I also found myself reflecting on the reality that Jews faced in the East End where they could not go down certain roads or into certain areas like Bethnal Green without running the risk of physical attack. The BUF instigated a reign of terror, backed up to the hilt by the Metropolitan Police (no change there). Today levels of anti-Semitism are minuscule. The place of Jews has been taken by Roma, East European workers, Bengalis and Muslims.
Yet Zionist charlatans like Ronnie Bloom, who has set up a Sussex Friends of Israel group, as a result of the pickets of Sodastream, the Israeli shop in Brighton that sells stolen produce from the stolen land of the Palestinians, declaring that ‘“With the unparalleled level of antisemitism in the town, we feel our organisation will be able to make people understand the truth about Israel.”
|Letter from President of British Brother's League - the first proto-fascist organisation. Founded by Tory MP William Evans Gordon, who was on the best of terms with the Zionist leaders in Britain.|
The account in the book of the formation of anti-fascist committees nationwide and then the Anti-Nazi League and the changing contours of British fascism is second to none.
|The Daily Mail's support for the Blackshirts is well known - what isn't so well known is that the Daily Mirror also supported Moseley and Daily Mail owner Lord Rothermere was spreading his poison in this paper too|
Despite their apparent concern over anti-Semitism, Brighton’s Zionist leaders have no truck with anti-fascist mobilisations or demonstrations. Anti-fascism is not for them. Zionism is consistent in this regard! Only a few days ago, the avidly pro-Zionist, Berlusconi, praised Mussolini to the sky, with the except of his 1938 Race laws (forgetting that Mussolini’s Salo Republic also deported about 7,000 Italian Jews and Mussolini himself was always willing to go along with the final solution). Although individual Zionists (used to) take part in anti-fascist activities this was not because of, but despite their Zionism which taught them that anti-Semitism is an inherent and 'natural' part of non-Jewish society.
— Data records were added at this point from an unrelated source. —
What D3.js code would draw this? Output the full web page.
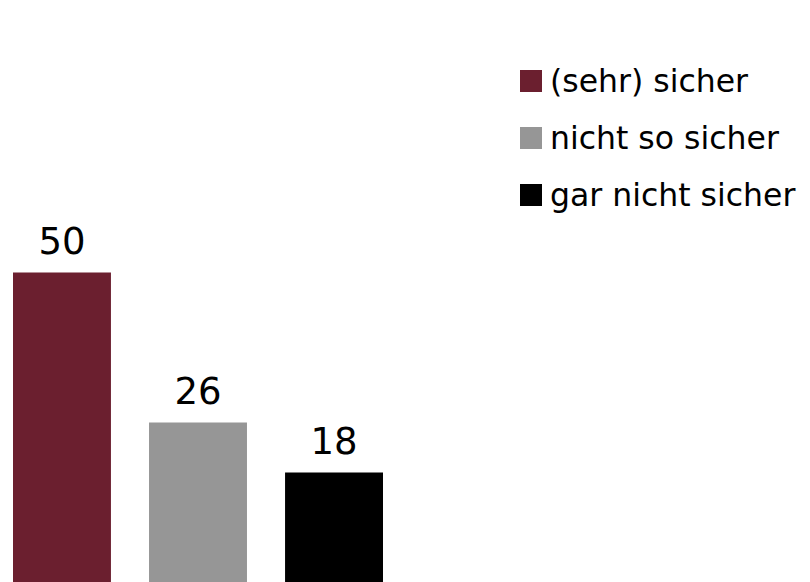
<!DOCTYPE html>
<html>
<head>
<meta charset="utf-8">
<script src="https://cdn.jsdelivr.net/npm/d3@7"></script>
<style>
  body { margin: 0; background: #fff; }
  svg { display: block; font-family: Verdana, "DejaVu Sans", sans-serif; }
</style>
</head>
<body>
<svg id="canvas"></svg>
<script>
const categories = ["(sehr) sicher", "nicht so sicher", "gar nicht sicher"];
const values = [50, 26, 18];
const colors = ["#6b1f2f", "#969696", "#000000"];

const width = 810,
  height = 582;

const canvas = d3.select("#canvas").attr("width", width).attr("height", height);

const xScale = d3.scaleBand().domain(categories).range([13, 383]).paddingInner(0.28).paddingOuter(0);
const yScale = d3.scaleLinear().domain([0, 80]).range([585, 85]);

// bars
canvas
  .selectAll(".bar")
  .data(categories)
  .enter()
  .append("rect")
  .attr("class", "bar")
  .attr("x", (d) => xScale(d))
  .attr("y", (d, i) => yScale(values[i]))
  .attr("width", xScale.bandwidth())
  .attr("height", (d, i) => yScale(0) - yScale(values[i]))
  .attr("fill", (d, i) => colors[i]);

// value labels
canvas
  .selectAll(".label")
  .data(categories)
  .enter()
  .append("text")
  .attr("class", "label")
  .attr("x", (d) => xScale(d) + xScale.bandwidth() / 2)
  .attr("y", (d, i) => yScale(values[i]) - 19)
  .attr("text-anchor", "middle")
  .attr("font-size", 37)
  .attr("fill", "#000")
  .text((d, i) => values[i]);

// legend
const legend = canvas
  .selectAll(".legend")
  .data(categories)
  .enter()
  .append("g")
  .attr("class", "legend")
  .attr("transform", (d, i) => `translate(520, ${92 + i * 57})`);

legend
  .append("rect")
  .attr("x", 0)
  .attr("y", -22)
  .attr("width", 22)
  .attr("height", 22)
  .attr("fill", (d, i) => colors[i]);

legend
  .append("text")
  .attr("x", 30)
  .attr("y", 0)
  .attr("font-size", 31.5)
  .attr("fill", "#000")
  .text((d) => d);
</script>
</body>
</html>
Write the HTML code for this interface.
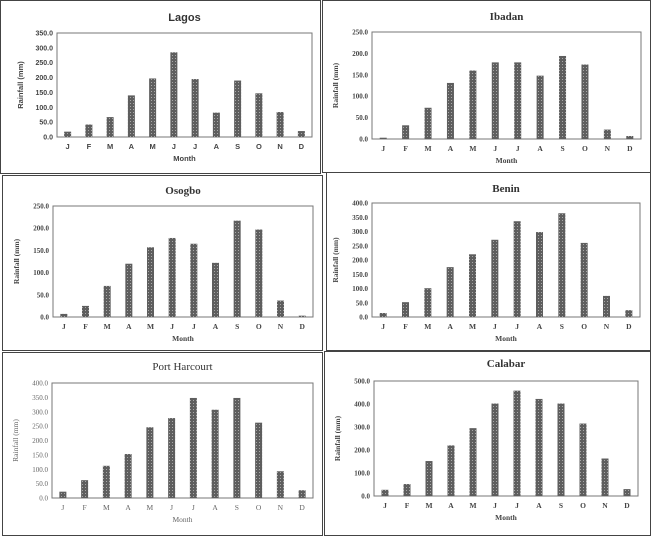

As BBL President William Stanley Shaw said, in a letter to the Jewish Chronicle of 8.11.1901. ‘The return of the Jews to Palestine is one of the signs of our times.’ In other words, an Evangelical Christian of the type that is making up the bulk of the pro-Apartheid demonstrations outside Sodastream.
The meeting itself had been moved to a larger room to accommodate the numbers, but even so people were crowded around the door as there wasn’t a spare seat in the room. It was a wonderful night and it was a joy to hear from people that I hadn’t met for years and who, like me, have passed on the baton to a younger generation. Relatives of Harry Johnson, Manchester communist and anti-fascist, Betty Davis, granddaughter of Trinidadian International Brigader and Cable Street participant spoke at the meeting and stayed on for the excellent post-launch party.
I finished my own talk by reflecting that nothing we had done in Brighton bettered the wonderful turn out on April 22nd last year, when the EDL’s march was halted by the Police after it had gone less than 1/3 of the way, and forced down the backstreets. I can remember in particular a young woman, who had attended a meeting that I and others had addressed at Sussex University earlier that week, who listened to what I said about the anti-fascist battles of the ‘70s and ‘80s. We met up again on the demonstration and she asked ‘Well did we do as well’ to which I responded ‘Yes, better even than us!’.
This is a book that every serious anti-fascist activist should read. I feel privileged to have been asked to take part, along with others cited in the book, in reading extracts from my interview.